Select, from the data, each line where "chart" occurs.

◆ ◆ ◆ ◆ ◆ ◆ ◆

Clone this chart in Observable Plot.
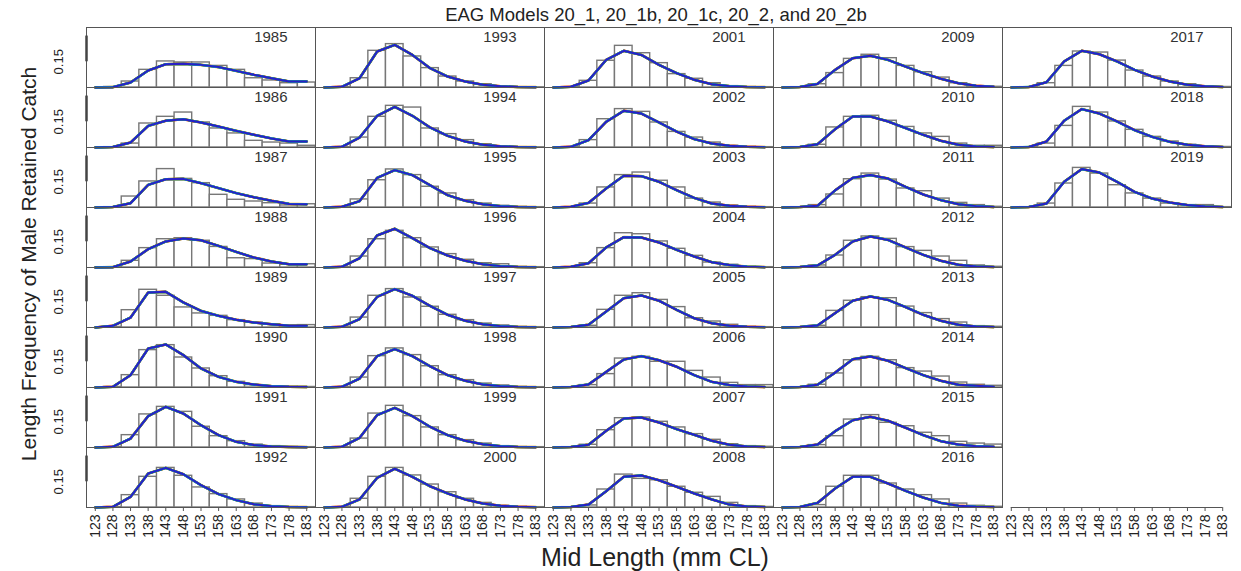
<!DOCTYPE html>
<html>
<head>
<meta charset="utf-8">
<script src="https://cdn.jsdelivr.net/npm/d3@7"></script>
<script src="https://cdn.jsdelivr.net/npm/@observablehq/plot@0.6"></script>
<style>
  body { margin: 0; background: #fff; font-family: "Liberation Sans", Arial, sans-serif; }
  #wrap { position: relative; width: 1241px; height: 571px; overflow: hidden; }
  #chart { position: absolute; left: 0; top: 0; }
  .lab { position: absolute; white-space: nowrap; color: #222; line-height: 1; }
  #title { left: 656px; top: 15px; transform: translate(-50%, -50%); font-size: 18.5px; }
  #ytitle { left: 28px; top: 264px; transform: translate(-50%, -50%) rotate(-90deg); font-size: 21px; }
  #xtitle { left: 655px; top: 557px; transform: translate(-50%, -50%); font-size: 25px; }
</style>
</head>
<body>
<div id="wrap">
  <div id="chart"></div>
  <div class="lab" id="title">EAG Models 20_1, 20_1b, 20_1c, 20_2, and 20_2b</div>
  <div class="lab" id="ytitle">Length Frequency of Male Retained Catch</div>
  <div class="lab" id="xtitle">Mid Length (mm CL)</div>
</div>
<script>
// ---- data ----
const lengths = [123, 128, 133, 138, 143, 148, 153, 158, 163, 168, 173, 178, 183];
const xTicks = [123, 128, 133, 138, 143, 148, 153, 158, 163, 168, 173, 178, 183];
const yTicks = [0.15, 0.30];
const yTickLabels = ["0.15", ""];
const years = [1985, 1986, 1987, 1988, 1989, 1990, 1991, 1992,
               1993, 1994, 1995, 1996, 1997, 1998, 1999, 2000,
               2001, 2002, 2003, 2004, 2005, 2006, 2007, 2008,
               2009, 2010, 2011, 2012, 2013, 2014, 2015, 2016,
               2017, 2018, 2019];
const models = ["20_1", "20_1b", "20_1c", "20_2", "20_2b"];
const modelColors = ["#f2a900", "#d62020", "#00a650", "#00b5e2", "#2a1fc4"];

// observed proportions (bars), one row per year, bins 123..183
const observed = [
  [0, 0.003, 0.035, 0.103, 0.152, 0.146, 0.146, 0.126, 0.103, 0.054, 0.041, 0.025, 0.029], // 1985
  [0, 0.002, 0.023, 0.140, 0.179, 0.204, 0.146, 0.111, 0.082, 0.039, 0.029, 0.023, 0.010], // 1986
  [0, 0.002, 0.064, 0.152, 0.224, 0.167, 0.142, 0.074, 0.045, 0.035, 0.025, 0.012, 0.019], // 1987
  [0, 0.002, 0.039, 0.113, 0.165, 0.171, 0.156, 0.120, 0.054, 0.049, 0.023, 0.016, 0.019], // 1988
  [0, 0.003, 0.101, 0.220, 0.185, 0.117, 0.082, 0.068, 0.043, 0.029, 0.019, 0.010, 0.014], // 1989
  [0, 0.003, 0.072, 0.218, 0.247, 0.175, 0.111, 0.066, 0.033, 0.014, 0.006, 0.004, 0.003], // 1990
  [0, 0.002, 0.072, 0.193, 0.237, 0.208, 0.121, 0.066, 0.037, 0.017, 0.008, 0.003, 0.002], // 1991
  [0, 0.002, 0.072, 0.179, 0.231, 0.185, 0.117, 0.078, 0.047, 0.023, 0.008, 0.003, 0.002], // 1992
  [0, 0.002, 0.054, 0.214, 0.253, 0.181, 0.113, 0.064, 0.035, 0.019, 0.006, 0.002, 0.001], // 1993
  [0, 0.002, 0.058, 0.179, 0.243, 0.233, 0.111, 0.078, 0.043, 0.019, 0.006, 0.002, 0.001], // 1994
  [0, 0.002, 0.047, 0.159, 0.222, 0.189, 0.121, 0.082, 0.043, 0.023, 0.010, 0.004, 0.002], // 1995
  [0, 0.002, 0.064, 0.165, 0.214, 0.171, 0.117, 0.078, 0.045, 0.025, 0.019, 0.004, 0.002], // 1996
  [0, 0.002, 0.058, 0.185, 0.224, 0.175, 0.121, 0.074, 0.043, 0.023, 0.012, 0.004, 0.002], // 1997
  [0, 0.002, 0.058, 0.183, 0.228, 0.189, 0.124, 0.072, 0.043, 0.023, 0.012, 0.004, 0.002], // 1998
  [0, 0.002, 0.052, 0.198, 0.243, 0.183, 0.117, 0.072, 0.043, 0.023, 0.008, 0.003, 0.002], // 1999
  [0, 0.002, 0.051, 0.179, 0.231, 0.187, 0.134, 0.089, 0.051, 0.027, 0.010, 0.004, 0.002], // 2000
  [0, 0.002, 0.039, 0.156, 0.243, 0.200, 0.142, 0.078, 0.051, 0.025, 0.008, 0.003, 0.002], // 2001
  [0, 0.002, 0.043, 0.165, 0.224, 0.208, 0.146, 0.091, 0.058, 0.029, 0.010, 0.004, 0.002], // 2002
  [0, 0.002, 0.023, 0.117, 0.189, 0.204, 0.156, 0.117, 0.052, 0.029, 0.012, 0.004, 0.002], // 2003
  [0, 0.002, 0.025, 0.113, 0.200, 0.194, 0.152, 0.109, 0.068, 0.029, 0.016, 0.004, 0.002], // 2004
  [0, 0.001, 0.010, 0.103, 0.185, 0.200, 0.161, 0.119, 0.054, 0.035, 0.016, 0.004, 0.002], // 2005
  [0, 0.002, 0.014, 0.078, 0.169, 0.179, 0.150, 0.150, 0.097, 0.058, 0.027, 0.014, 0.014], // 2006
  [0, 0.002, 0.016, 0.101, 0.171, 0.175, 0.150, 0.117, 0.078, 0.045, 0.019, 0.008, 0.004], // 2007
  [0, 0.002, 0.012, 0.105, 0.192, 0.167, 0.159, 0.121, 0.086, 0.062, 0.027, 0.008, 0.003], // 2008
  [0, 0.002, 0.019, 0.084, 0.167, 0.191, 0.171, 0.126, 0.089, 0.058, 0.025, 0.008, 0.004], // 2009
  [0, 0.002, 0.016, 0.117, 0.179, 0.185, 0.156, 0.120, 0.082, 0.062, 0.023, 0.010, 0.010], // 2010
  [0, 0.002, 0.014, 0.076, 0.165, 0.198, 0.163, 0.111, 0.095, 0.052, 0.027, 0.014, 0.004], // 2011
  [0, 0.002, 0.012, 0.070, 0.156, 0.181, 0.167, 0.119, 0.097, 0.064, 0.039, 0.012, 0.004], // 2012
  [0, 0.002, 0.010, 0.097, 0.156, 0.177, 0.171, 0.122, 0.084, 0.049, 0.029, 0.008, 0.004], // 2013
  [0, 0.002, 0.016, 0.082, 0.159, 0.179, 0.159, 0.113, 0.093, 0.064, 0.029, 0.016, 0.010], // 2014
  [0, 0.002, 0.014, 0.066, 0.163, 0.189, 0.144, 0.124, 0.086, 0.066, 0.033, 0.023, 0.017], // 2015
  [0, 0.002, 0.014, 0.121, 0.185, 0.185, 0.140, 0.105, 0.072, 0.047, 0.023, 0.010, 0.004], // 2016
  [0, 0.002, 0.025, 0.126, 0.210, 0.204, 0.157, 0.099, 0.064, 0.035, 0.019, 0.006, 0.003], // 2017
  [0, 0.002, 0.023, 0.126, 0.237, 0.204, 0.152, 0.103, 0.062, 0.035, 0.016, 0.006, 0.003], // 2018
  [0, 0.002, 0.023, 0.140, 0.231, 0.198, 0.130, 0.082, 0.052, 0.023, 0.014, 0.014, 0.002]  // 2019
];

// model-predicted proportions (lines; the five models are visually indistinguishable)
const fitted = [
  [0, 0.002, 0.029, 0.099, 0.136, 0.138, 0.132, 0.119, 0.097, 0.074, 0.054, 0.035, 0.035], // 1985
  [0, 0.003, 0.029, 0.126, 0.156, 0.165, 0.146, 0.122, 0.097, 0.074, 0.053, 0.035, 0.035], // 1986
  [0, 0.003, 0.025, 0.132, 0.165, 0.167, 0.142, 0.113, 0.084, 0.060, 0.039, 0.021, 0.019], // 1987
  [0, 0.002, 0.035, 0.107, 0.152, 0.169, 0.159, 0.126, 0.091, 0.058, 0.035, 0.019, 0.019], // 1988
  [0, 0.010, 0.058, 0.204, 0.208, 0.146, 0.097, 0.068, 0.045, 0.029, 0.019, 0.010, 0.010], // 1989
  [0, 0.004, 0.072, 0.227, 0.251, 0.189, 0.111, 0.062, 0.033, 0.017, 0.008, 0.004, 0.003], // 1990
  [0, 0.004, 0.052, 0.183, 0.237, 0.198, 0.130, 0.072, 0.033, 0.014, 0.006, 0.003, 0.002], // 1991
  [0, 0.004, 0.062, 0.198, 0.231, 0.194, 0.130, 0.078, 0.043, 0.019, 0.008, 0.003, 0.002], // 1992
  [0, 0.004, 0.054, 0.210, 0.249, 0.190, 0.113, 0.064, 0.035, 0.016, 0.007, 0.003, 0.002], // 1993
  [0, 0.004, 0.058, 0.185, 0.237, 0.185, 0.117, 0.068, 0.035, 0.016, 0.007, 0.003, 0.002], // 1994
  [0, 0.004, 0.037, 0.173, 0.218, 0.189, 0.130, 0.072, 0.039, 0.019, 0.008, 0.003, 0.002], // 1995
  [0, 0.004, 0.054, 0.187, 0.226, 0.171, 0.113, 0.070, 0.039, 0.019, 0.008, 0.003, 0.002], // 1996
  [0, 0.004, 0.049, 0.179, 0.224, 0.185, 0.126, 0.074, 0.039, 0.019, 0.008, 0.003, 0.002], // 1997
  [0, 0.004, 0.052, 0.183, 0.224, 0.183, 0.124, 0.072, 0.039, 0.018, 0.008, 0.003, 0.002], // 1998
  [0, 0.004, 0.056, 0.189, 0.231, 0.183, 0.121, 0.072, 0.039, 0.019, 0.008, 0.003, 0.002], // 1999
  [0, 0.004, 0.047, 0.173, 0.226, 0.179, 0.124, 0.082, 0.047, 0.023, 0.010, 0.004, 0.002], // 2000
  [0, 0.004, 0.041, 0.161, 0.214, 0.190, 0.132, 0.084, 0.045, 0.019, 0.008, 0.003, 0.002], // 2001
  [0, 0.004, 0.043, 0.150, 0.214, 0.198, 0.146, 0.093, 0.049, 0.023, 0.010, 0.004, 0.002], // 2002
  [0, 0.004, 0.027, 0.111, 0.185, 0.183, 0.150, 0.101, 0.056, 0.023, 0.010, 0.004, 0.002], // 2003
  [0, 0.004, 0.025, 0.117, 0.177, 0.175, 0.146, 0.103, 0.064, 0.031, 0.014, 0.005, 0.002], // 2004
  [0, 0.003, 0.016, 0.093, 0.171, 0.187, 0.156, 0.103, 0.054, 0.025, 0.010, 0.004, 0.002], // 2005
  [0, 0.003, 0.018, 0.091, 0.163, 0.183, 0.159, 0.121, 0.072, 0.033, 0.014, 0.006, 0.003], // 2006
  [0, 0.003, 0.016, 0.097, 0.169, 0.175, 0.146, 0.107, 0.074, 0.039, 0.016, 0.006, 0.003], // 2007
  [0, 0.003, 0.017, 0.095, 0.179, 0.187, 0.159, 0.121, 0.082, 0.047, 0.017, 0.006, 0.003], // 2008
  [0, 0.003, 0.021, 0.103, 0.171, 0.185, 0.161, 0.122, 0.084, 0.051, 0.025, 0.010, 0.004], // 2009
  [0, 0.003, 0.019, 0.107, 0.181, 0.181, 0.152, 0.113, 0.074, 0.039, 0.016, 0.006, 0.003], // 2010
  [0, 0.003, 0.010, 0.100, 0.173, 0.189, 0.169, 0.120, 0.076, 0.043, 0.019, 0.008, 0.003], // 2011
  [0, 0.003, 0.012, 0.074, 0.152, 0.181, 0.161, 0.117, 0.074, 0.039, 0.016, 0.006, 0.003], // 2012
  [0, 0.003, 0.012, 0.084, 0.156, 0.181, 0.161, 0.119, 0.074, 0.039, 0.016, 0.006, 0.003], // 2013
  [0, 0.003, 0.016, 0.087, 0.165, 0.181, 0.156, 0.113, 0.072, 0.039, 0.016, 0.010, 0.004], // 2014
  [0, 0.003, 0.017, 0.095, 0.159, 0.179, 0.156, 0.115, 0.072, 0.037, 0.017, 0.008, 0.004], // 2015
  [0, 0.003, 0.027, 0.111, 0.179, 0.179, 0.140, 0.097, 0.058, 0.027, 0.010, 0.005, 0.003], // 2016
  [0, 0.003, 0.031, 0.152, 0.214, 0.194, 0.152, 0.103, 0.064, 0.035, 0.016, 0.007, 0.003], // 2017
  [0, 0.003, 0.035, 0.156, 0.224, 0.198, 0.152, 0.101, 0.062, 0.033, 0.016, 0.007, 0.003], // 2018
  [0, 0.003, 0.023, 0.150, 0.224, 0.204, 0.150, 0.091, 0.052, 0.029, 0.014, 0.006, 0.003]  // 2019
];

// ---- build tables for Plot ----
const perColumn = 8;
const binHalf = (lengths[1] - lengths[0]) / 2;
const panels = years.map((year, i) => ({year, label: String(year), col: Math.floor(i / perColumn), row: i % perColumn}));
const rows = [];
panels.forEach((p, i) => lengths.forEach((len, j) => rows.push({...p, len, obs: observed[i][j], fit: fitted[i][j]})));

const lineMarks = models.map((model, m) =>
  Plot.line(rows, {fx: "col", fy: "row", x: "len", y: "fit", stroke: modelColors[m], strokeWidth: 2.6 - m * 0.15})
);

const chart = Plot.plot({
  width: 1241,
  height: 571,
  marginLeft: 85,
  marginRight: 9,
  marginTop: 26,
  marginBottom: 64,
  style: {fontFamily: "'Liberation Sans', Arial, sans-serif", background: "white", color: "#222"},
  x: {domain: [lengths[0] - binHalf, lengths[lengths.length - 1] + binHalf]},
  y: {domain: [0, 0.35]},
  fx: {domain: d3.range(5), padding: 0, axis: null},
  fy: {domain: d3.range(perColumn), padding: 0, axis: null},
  marks: [
    Plot.rect(rows, {fx: "col", fy: "row", x1: d => d.len - binHalf, x2: d => d.len + binHalf, y1: 0, y2: "obs",
      fill: "white", stroke: "#777", strokeWidth: 1.4}),
    ...lineMarks,
    Plot.frame({stroke: "#555", strokeWidth: 1}),
    Plot.text(panels, {fx: "col", fy: "row", text: "label", frameAnchor: "top-right", textAnchor: "end", lineAnchor: "top",
      dx: -28, dy: 4, fontSize: 15, fill: "#333"}),
    Plot.axisX(xTicks, {facetAnchor: "bottom", tickRotate: -90, tickSize: 4, tickPadding: 3, fontSize: 14, label: null, stroke: "#555", fill: "#222"}),
    Plot.ruleY([0], {x1: xTicks[0], x2: xTicks[xTicks.length - 1], facetAnchor: "bottom", stroke: "#555"}),
    Plot.axisY(yTicks, {facetAnchor: "left", tickRotate: -90, tickSize: 0, tickPadding: 24, fontSize: 13, label: null, fill: "#222",
      tickFormat: d => yTickLabels[yTicks.indexOf(d)]}),
    Plot.ruleX([lengths[0] - binHalf], {y1: yTicks[0], y2: yTicks[1], facetAnchor: "left", stroke: "#444", strokeWidth: 2.5})
  ]
});
document.getElementById("chart").appendChild(chart);
</script>
</body>
</html>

◆ ◆ ◆ ◆ ◆ ◆ ◆

**RESPONSE FOR THIS EXERCISE**
Clone this chart in Observable Plot.
  #chart { position: absolute; left: 0; top: 0; }
  <div id="chart"></div>
const chart = Plot.plot({
document.getElementById("chart").appendChild(chart);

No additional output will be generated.